In Beyond the Wall, acclaimed historian Katja Hoyer offers a kaleidoscopic new vision of this vanished country. Beginning with the bitter experience of German Marxists exiled by Hitler, she traces the arc of the state they would go on to create, first under the watchful eye of Stalin, and then in an increasingly distinctive German fashion. From the building of the Berlin Wall in 1961, to the relative prosperity of the 1970s, and on to the creaking foundations of socialism in the mid-1980s, Hoyer argues that amid oppression and frequent hardship, East Germany was yet home to a rich political, social and cultural landscape, a place far more dynamic than the Cold War caricature often painted in the West.

Powerfully told, and drawing on a vast array of never-before-seen interviews, letters and records, this is the definitive history of the other Germany, the one beyond the Wall.
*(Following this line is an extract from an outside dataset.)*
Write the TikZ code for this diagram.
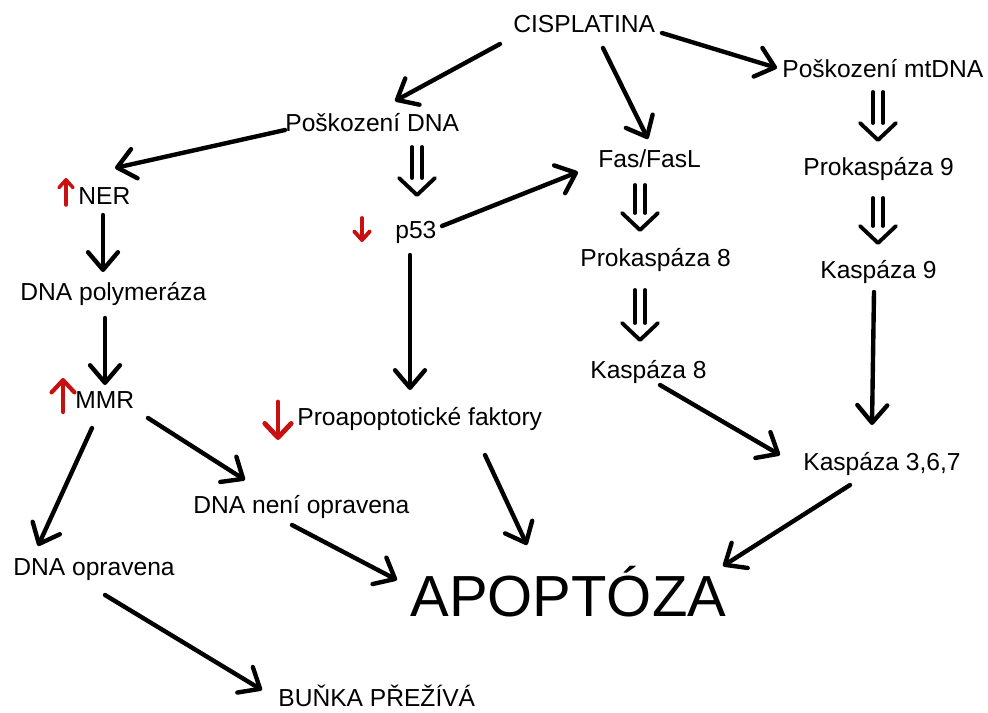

LONGLISTED FOR THE BAILLIE GIFFORD PRIZE

BEST BOOKS OF SUMMER 2023: THE TIMES * SUNDAY TIMES * FINANCIAL TIMES * INDEPENDENT * TELEGRAPH * NEW STATESMAN

Reviews

  • Forget everything you thought you knew about life in the GDR. This terrifically colourful, surprising and enjoyable history of the socialist state is full of surprises
    Dominic Sandbrook, The Sunday Times

About the author

Katja Hoyer

Katja Hoyer is a German-British historian, journalist and the author of the widely acclaimed Blood and Iron. A visiting Research Fellow at King's College London and a Fellow of the Royal Historical Society, she is a columnist for the Washington Post and hosts the podcast The New Germany together with Oliver Moody. She was born in East Germany and is now based in the UK.